The Atlantic Coast Conference on Sunday announced a swift and decisive step to broaden its geographic and economic footprint by officially inviting Syracuse University and the University of Pittsburgh to join the league.
The move comes at a time of increasing tumult in the conference alignment of college sports, as major university athletic departments seek to maximize revenue through lucrative television contracts handed out to the most visible conferences and schools.
By adding Pittsburgh and Syracuse, the ACC in one bold stroke extended its television market and recruiting base to virtually the entire Eastern Seaboard, raised its athletic profile and girded against potential raids of its schools by other conferences.
“This is indeed a monumental day in the history of our league,” ACC Commissioner John Swofford said Sunday in a teleconference with reporters.
But at the same time, the ACC’s power play also jeopardized the stability and status of the Big East, the conference that has been home to Syracuse and Pittsburgh, and also includes men’s basketball power Georgetown.
It also deprives Georgetown of the conference rival its fans most love to hate, Syracuse, and the chance to regularly showcase its athletes in the country’s largest basketball arena, Syracuse’s 33,000-seat Carrier Dome.
The Big East now has lost five members that field high-level football teams to the ACC since 2004;Virginia Tech, Miami and Boston College left for the ACC in the ACC’s last expansion. With the departures of Syracuse and Pittsburgh and next year’s expected arrival of Texas Christian, the Big East would be left with only seven schools that play big-time college football, an untenable situation for any conference that wishes to remain in the Bowl Championship Series, the six-conference conglomerate that controls the financially lucrative bowl bids handed out to the league champions. (Georgetown is one of 10 current Big East members that does not play in the top tier of college football.)
Georgetown Athletics Director Lee Reed said in statement: “As a founding member of the Big East in 1979, we have confronted challenging moments in the past and we are confident that as we work through the events of the past days we will maintain the high quality of the Big East Conference.”
It was not immediately clear when the move by Syracuse and Pittsburgh would take effect. The Big East requires schools to give 27 months notice of plans to leave the conference and a payment of $5 million, but the timetable could be accelerated.
Swofford said Sunday that hurting the Big East was not the ACC’s intent. Rather, he said, the ACC had to protect its interests and had received overtures from a “double-digit” number of schools wanting to join the conference.
“In all my years of college athletics administration, I’ve never seen this level of uncertainty and potential fluidity among schools and conferences,” said Swofford, 62. “Schools are looking for stability. . . . And I think the conferences that appear to be stable moving forward are going to receive inquiries.”
But the ACC won’t necessarily stop at 14 schools. Maryland and Duke, charter members of the ACC, are among those advocating for further expansion to 16 to provide compelling divisional rivalries and simplify scheduling in football and men’s basketball, the sports that drive revenue and reputation in major college sports.

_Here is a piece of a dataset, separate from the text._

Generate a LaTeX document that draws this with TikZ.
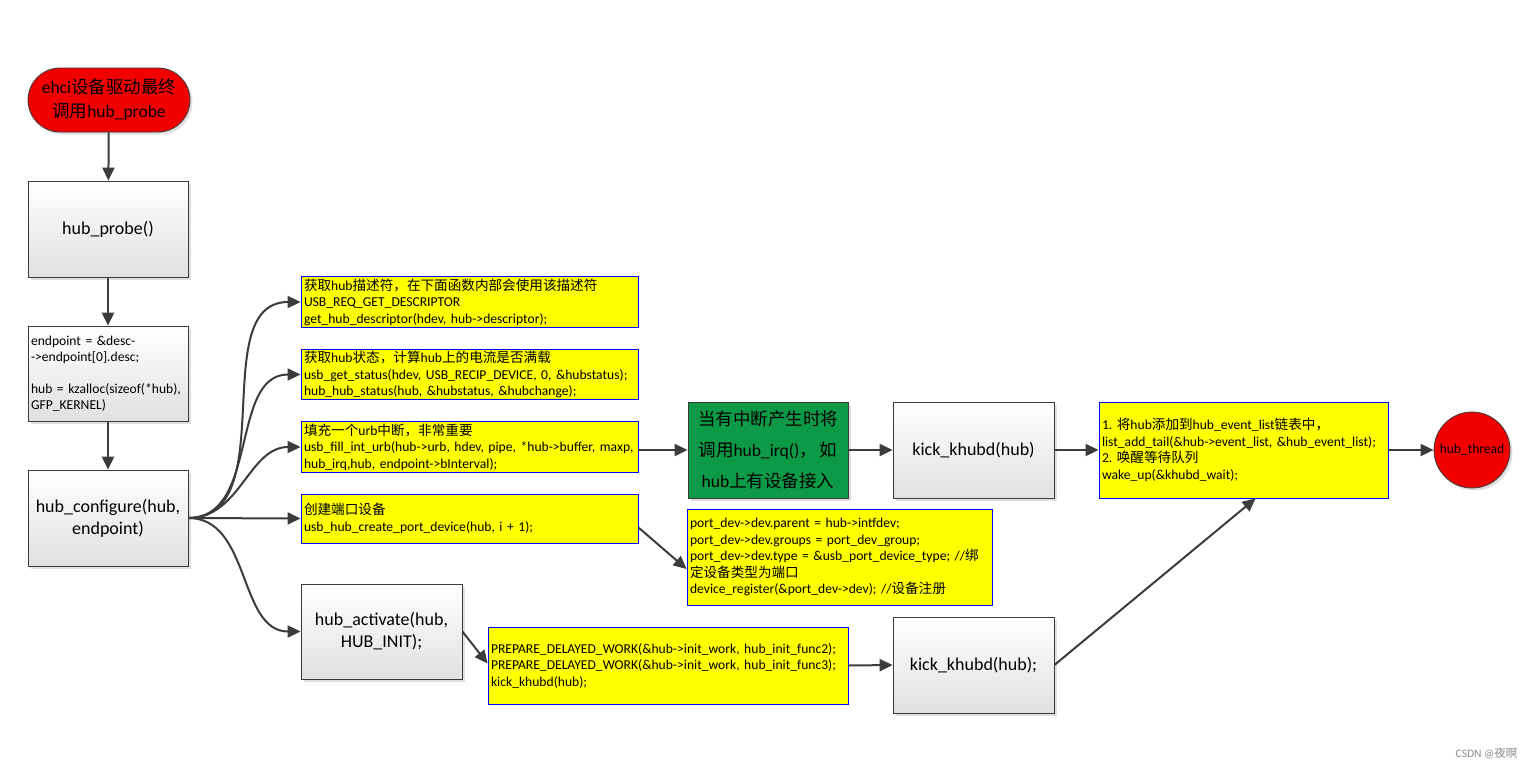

“Everybody has talked about the changing climate of college athletics, and we in the ACC wanted to make sure that we were going to be at the forefront and be able to attract the kind of members that fit our conference profile,” Maryland Athletic Director Kevin Anderson said in an interview. “At Maryland, we’re optimistic. We don’t think it’s going to stop there. We would support adding two more members with open arms.”

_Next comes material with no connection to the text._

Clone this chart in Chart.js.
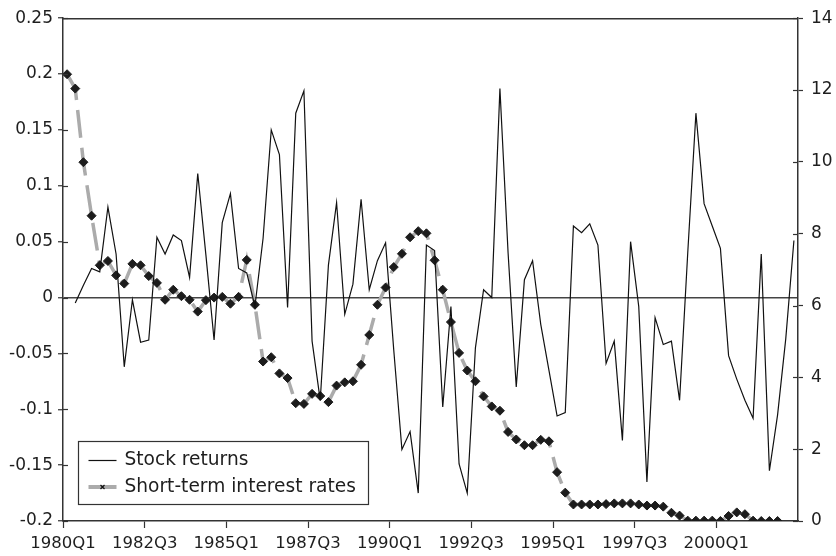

By adding Syracuse and Pittsburgh, two pillars of the Big East, the ACC restores the basketball hegemony it had ceded in recent years. The Big East sent a record 11 of its 16 teams to the NCAA men’s basketball tournament last season. The ACC managed just four NCAA tournament berths, with Maryland among the eight missing out.
Schools are also looking for money. The economic downturn has slashed public funding for higher education, college sports included. And as spending on college sports increases, athletic departments are seeking new ways to pay the bills. Among them: belonging to a major conference and sharing in the spoils of its lucrative TV deal. (The ACC’s deal with ESPN is projected to yield $13 million annually to each of its 12 member schools.)
Swofford expressed confidence that each school’s share would rise, rather than be diluted, once terms of the ESPN deal are renegotiated to reflect the addition of Syracuse and Pittsburgh.